The market loves to overvalue the flashy front-end and undervalue the base layer.

Until suddenly it doesn’t.

ETH doesn’t need to win every short-term narrative

ETH does not need to dominate every short-term narrative to be undervalued.
It does not need to be the fastest chain.
It does not need to be the cheapest chain.
It does not need to have the most aggressive community on the timeline.

What it needs is exactly what it already has:

  • Deep liquidity
  • Real capital
  • Institutional credibility
  • Massive developer gravity
  • A strong staking base
  • A central role in the parts of crypto that are actually becoming durable

That combination is rare.

And markets are usually slow to price durable things correctly, especially when more exciting stories exist in the short term.

That is why ETH can feel frustrating in one phase of the cycle and still be undervalued in the bigger picture. Those two things are not contradictory.

In fact, they often happen together.

The best undervaluation setups

The best undervaluation setups are usually not the assets everyone is already emotionally excited about.

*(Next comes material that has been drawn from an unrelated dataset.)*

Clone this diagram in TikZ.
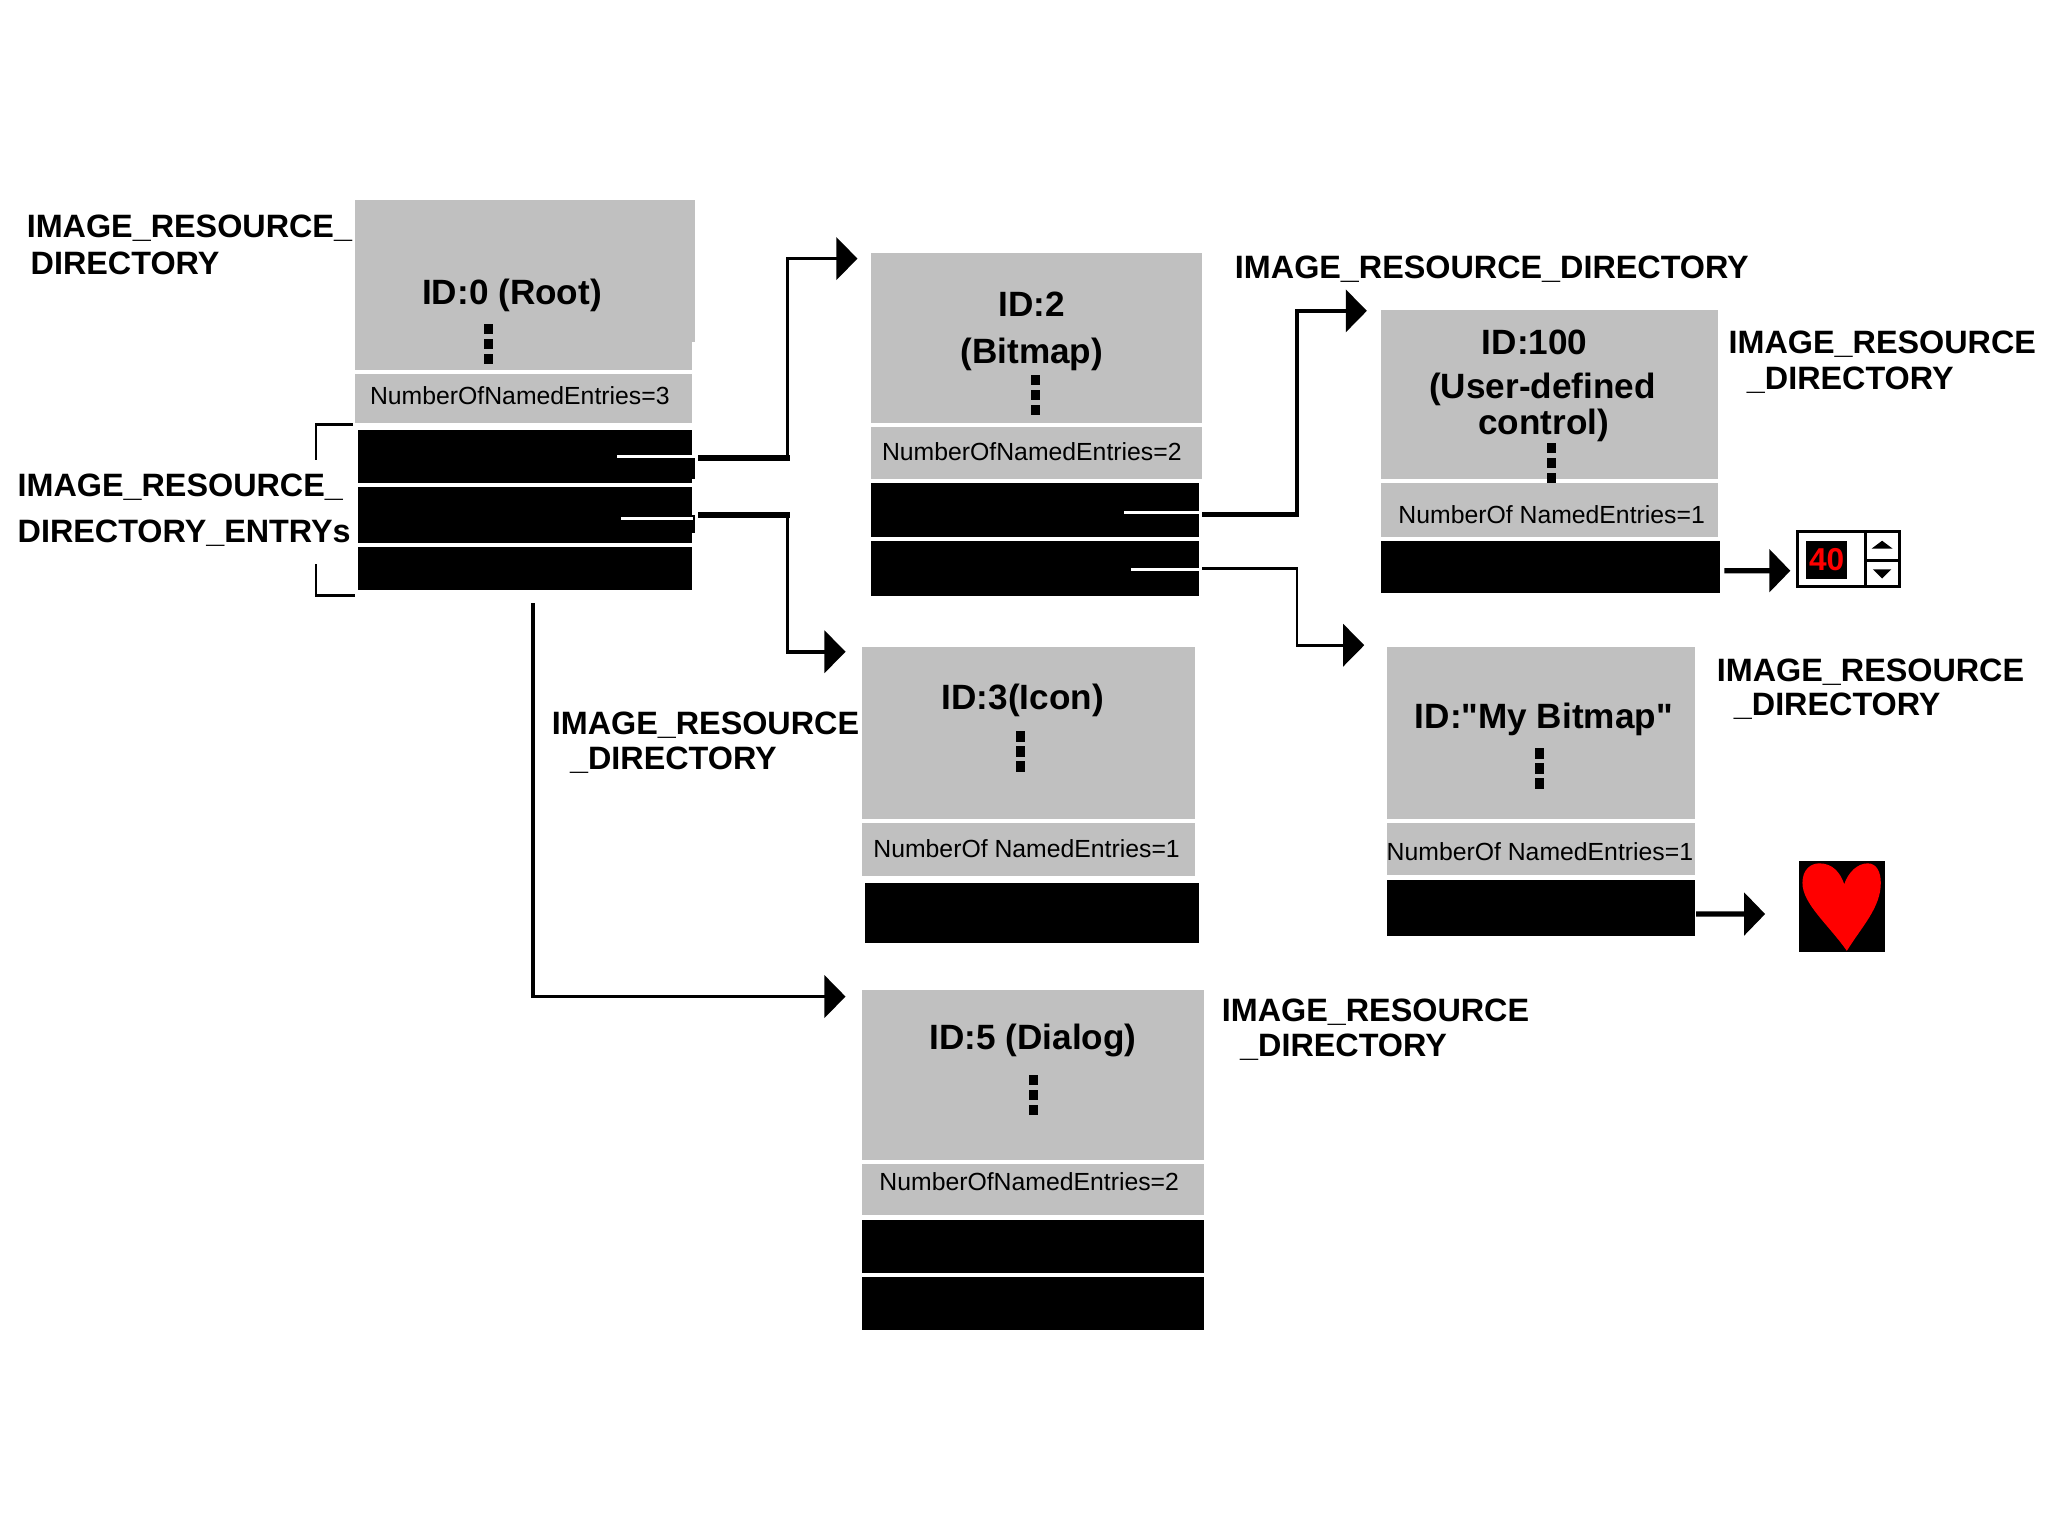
\documentclass[tikz,border=0pt]{standalone}
\usepackage{fontspec}
\setmainfont{Liberation Sans}
\newfontfamily\straightfont{Liberation Sans}
\usepackage{xcolor}
\usepackage{tikz}
\usetikzlibrary{arrows.meta,fit,calc}
\definecolor{dirgray}{RGB}{192,192,192}
\tikzset{
  graybox/.style={fill=dirgray,draw=none,inner sep=0pt,fit={#1}},
  blackbox/.style={fill=black,draw=none,inner sep=0pt,fit={#1}},
  idtext/.style={font=\fontsize{10}{12}\selectfont\straightfont\bfseries,inner sep=0pt},
  counttext/.style={font=\fontsize{7.05}{9}\selectfont,inner sep=0pt},
  dirlabel/.style={font=\fontsize{9.2}{11}\selectfont\bfseries,inner sep=0pt,anchor=base west},
  link/.style={line width=1pt,-{Triangle[length=6pt,width=12pt]}},
  stub/.style={line width=1.6pt},
  hairline/.style={white,line width=0.8pt},
}

\begin{document}
\begin{tikzpicture}[x=0.013061cm,y=-0.013061cm]
  \useasboundingbox (0,0) rectangle (1568,1176);
  \fill[white] (0,0) rectangle (1568,1176);

  % root directory
  \node[graybox={(272,153)(530,283)}] (rootHead) {};
  \fill[dirgray] (530,153) rectangle (532,262);
  \node[graybox={(272,286)(530,324)}] (rootCount) {};
  \node[blackbox={(274,329)(530,370)}] (rootA) {};
  \node[blackbox={(274,373)(530,416)}] (rootB) {};
  \node[blackbox={(274,419)(530,452)}] (rootC) {};
  \fill[black] (530,351) rectangle (532,367);
  \fill[black] (530,394) rectangle (532,408);
  \node[idtext] (rootId) at (392,226) {ID:0 (Root)};
  \node[counttext] (rootNum) at (398,303) {NumberOfNamedEntries=3};

  % bitmap directory
  \node[graybox={(667,194)(920,324)}] (bitmapHead) {};
  \node[graybox={(667,327)(920,367)}] (bitmapCount) {};
  \node[blackbox={(667,370)(918,411)}] (bitmapA) {};
  \node[blackbox={(667,414)(918,456)}] (bitmapB) {};
  \node[idtext] (bitmapId) at (790,233) {ID:2};
  \node[idtext] (bitmapName) at (790,271) {(Bitmap)};
  \node[counttext] (bitmapNum) at (790,346) {NumberOfNamedEntries=2};

  % icon directory
  \node[graybox={(660,495)(915,627)}] (iconHead) {};
  \node[graybox={(660,630)(915,671)}] (iconCount) {};
  \node[blackbox={(662,676)(918,722)}] (iconA) {};
  \node[idtext] (iconId) at (783,536) {ID:3(Icon)};
  \node[counttext] (iconNum) at (786,650) {NumberOf NamedEntries=1};

  % dialog directory
  \node[graybox={(660,758)(922,888)}] (dialogHead) {};
  \node[graybox={(660,891)(922,930)}] (dialogCount) {};
  \node[blackbox={(660,934)(922,975)}] (dialogA) {};
  \node[blackbox={(660,978)(922,1018)}] (dialogB) {};
  \node[idtext] (dialogId) at (791,797) {ID:5 (Dialog)};
  \node[counttext] (dialogNum) at (788,905) {NumberOfNamedEntries=2};

  % user-defined control directory
  \node[graybox={(1057,237)(1315,367)}] (userHead) {};
  \node[graybox={(1057,370)(1315,411)}] (userCount) {};
  \node[blackbox={(1057,414)(1317,454)}] (userA) {};
  \node[idtext] (userId) at (1175,262) {ID:100};
  \node[idtext] (userNameA) at (1181,298) {(User-defined};
  \node[idtext] (userNameB) at (1182,326) {control)};
  \node[counttext] (userNum) at (1188,394) {NumberOf NamedEntries=1};

  % named bitmap directory
  \node[graybox={(1062,495)(1298,627)}] (mineHead) {};
  \node[graybox={(1062,630)(1298,670)}] (mineCount) {};
  \node[blackbox={(1062,674)(1298,717)}] (mineA) {};
  \node[idtext] (mineId) at (1182,551) {ID:"My Bitmap"};
  \node[counttext] (mineNum) at (1179,652) {NumberOf NamedEntries=1};

  % three dots in each head
  \foreach \x/\y in {374/248,793/287,1188/339,781/560,1179/573,791/823}
    \foreach \i in {0,1,2}
      \fill[black] (\x-3.5,\y+\i*11.5) rectangle ++(7,8);

  % labels
  \node[dirlabel] (lblRootA) at (20,182) {IMAGE\_RESOURCE\_};
  \node[dirlabel] (lblRootB) at (23,210) {DIRECTORY};
  \node[dirlabel] (lblEntryA) at (13,380) {IMAGE\_RESOURCE\_};
  \node[dirlabel] (lblEntryB) at (13,415) {DIRECTORY\_ENTRYs};
  \node[dirlabel] (lblBitmap) at (945,213) {IMAGE\_RESOURCE\_DIRECTORY};
  \node[dirlabel] (lblUserA) at (1323,271) {IMAGE\_RESOURCE};
  \node[dirlabel] (lblUserB) at (1337,298) {\_DIRECTORY};
  \node[dirlabel] (lblMineA) at (1314,522) {IMAGE\_RESOURCE};
  \node[dirlabel] (lblMineB) at (1327,548) {\_DIRECTORY};
  \node[dirlabel] (lblIconA) at (422,562) {IMAGE\_RESOURCE};
  \node[dirlabel] (lblIconB) at (436,589) {\_DIRECTORY};
  \node[dirlabel] (lblDialogA) at (935,782) {IMAGE\_RESOURCE};
  \node[dirlabel] (lblDialogB) at (949,809) {\_DIRECTORY};

  % bracket round the entries
  \coordinate (braceA) at (242,352);
  \coordinate (braceB) at (270,325);
  \coordinate (braceC) at (242,432);
  \coordinate (braceD) at (272,456);
  \draw[line width=0.8pt] (braceA) |- (braceB);
  \draw[line width=0.8pt] (braceC) |- (braceD);

  % white marks inside the entries
  \draw[hairline] (rootA.east) -- ++(-58,0);
  \draw[hairline] ([yshift=-0.9pt]rootB.east) -- ++(-55,0);
  \draw[hairline] ([yshift=-0.6pt]bitmapA.east) -- ++(-58,0);
  \draw[hairline] ([yshift=-0.4pt]bitmapB.east) -- ++(-53,0);

  % corners of the connectors
  \coordinate (elbowA) at (603,198);
  \coordinate (elbowB) at (603,499);
  \coordinate (elbowC) at (993,238);
  \coordinate (elbowD) at (993,494);
  \coordinate (rootOut) at (408,462);
  \coordinate (elbowE) at (408,763);

  \draw[link,shorten <=1.5pt,shorten >=3.7pt] ([yshift=-0.5pt]rootA.east) -| (elbowA) -- (bitmapHead.west |- elbowA);
  \draw[stub,shorten <=1.5pt] ([yshift=-0.5pt]rootA.east) -- ++(74,0);
  \draw[link,shorten <=1.5pt,shorten >=4.5pt] (rootB.east) -| (elbowB) -- (iconHead.west |- elbowB);
  \draw[stub,shorten <=1.5pt] (rootB.east) -- ++(74,0);
  \draw[link,shorten >=4.5pt] (rootOut) |- (dialogHead.west |- elbowE);
  \draw[link,shorten <=0.7pt,shorten >=3.7pt] ([yshift=-1.3pt]bitmapA.east) -| (elbowC) -- (userHead.west |- elbowC);
  \draw[stub,shorten <=0.7pt] ([yshift=-1.3pt]bitmapA.east) -- ++(76,0);
  \draw[link,line width=0.8pt,shorten <=0.7pt,shorten >=6.3pt] (bitmapB.east) -| (elbowD) -- (mineHead.west |- elbowD);

  % spin control
  \node[draw=black,line width=0.9pt,fill=white,inner sep=0pt,fit={(1376,407)(1454,449)}] (spin) {};
  \node[fill=black,inner sep=0pt,fit={(1383,414)(1414,443)}] (spinBox) {};
  \node[text=red,font=\fontsize{9}{11}\selectfont\bfseries,inner sep=0pt] (spinVal) at (spinBox) {40};
  \draw[line width=0.9pt] (1428,407) -- (1428,449);
  \draw[line width=0.9pt] (1428,429) -- (1454,429);
  \fill[black] (1433,420) -- (1441,414) -- (1449,420) -- cycle;
  \fill[black] (1434,436) -- (1441,443) -- (1448,436) -- cycle;
  \draw[link,line width=1.5pt,shorten <=1pt,shorten >=1.5pt] ([yshift=-1.1pt]userA.east) -- (spin.west |- {$(userA.east)+(0,3)$});

  % heart picture
  \node[fill=black,inner sep=0pt,fit={(1377,659)(1443,729)}] (heart) {};
  \fill[red] (1414,728) .. controls (1400,708) and (1380,692) .. (1380,676)
    .. controls (1380,666) and (1386,661) .. (1393,661)
    .. controls (1403,661) and (1409,668) .. (1412,677)
    .. controls (1415,668) and (1422,661) .. (1430,661)
    .. controls (1437,661) and (1440,668) .. (1440,676)
    .. controls (1440,695) and (1425,710) .. (1414,728) -- cycle;
  \draw[link,line width=1.5pt,shorten >=9.3pt] ([yshift=-1.6pt]mineA.east) -- (heart.west |- {$(mineA.east)+(0,4.3)$});
\end{tikzpicture}
\end{document}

They are the assets whose importance is obvious once you step back, but whose price still reflects distraction, impatience, and shallow comparisons.

That is ETH right now.

To be clear, undervalued does not mean “goes up tomorrow.”
It does not mean straight line.
It does not mean no risks.

It means the asset is cheaper than its real strategic position suggests.

And Ethereum’s strategic position is enormous.

It is the core settlement layer for a huge share of onchain finance.
It secures a growing layer 2 ecosystem.
It remains the main hub for stablecoins.
It is a natural home for tokenized real-world assets.
It has an ETF access channel.
It has a staking sink.
It has fee burn.

At some point, the market has to stop pricing ETH like a generic large-cap token and start pricing it like what it actually is: a scarce monetary asset tied to the deepest capital base in crypto.

When that re-rating happens, people will act like it was obvious.

It never feels obvious before it happens.

That is why I think ETH is seriously undervalued.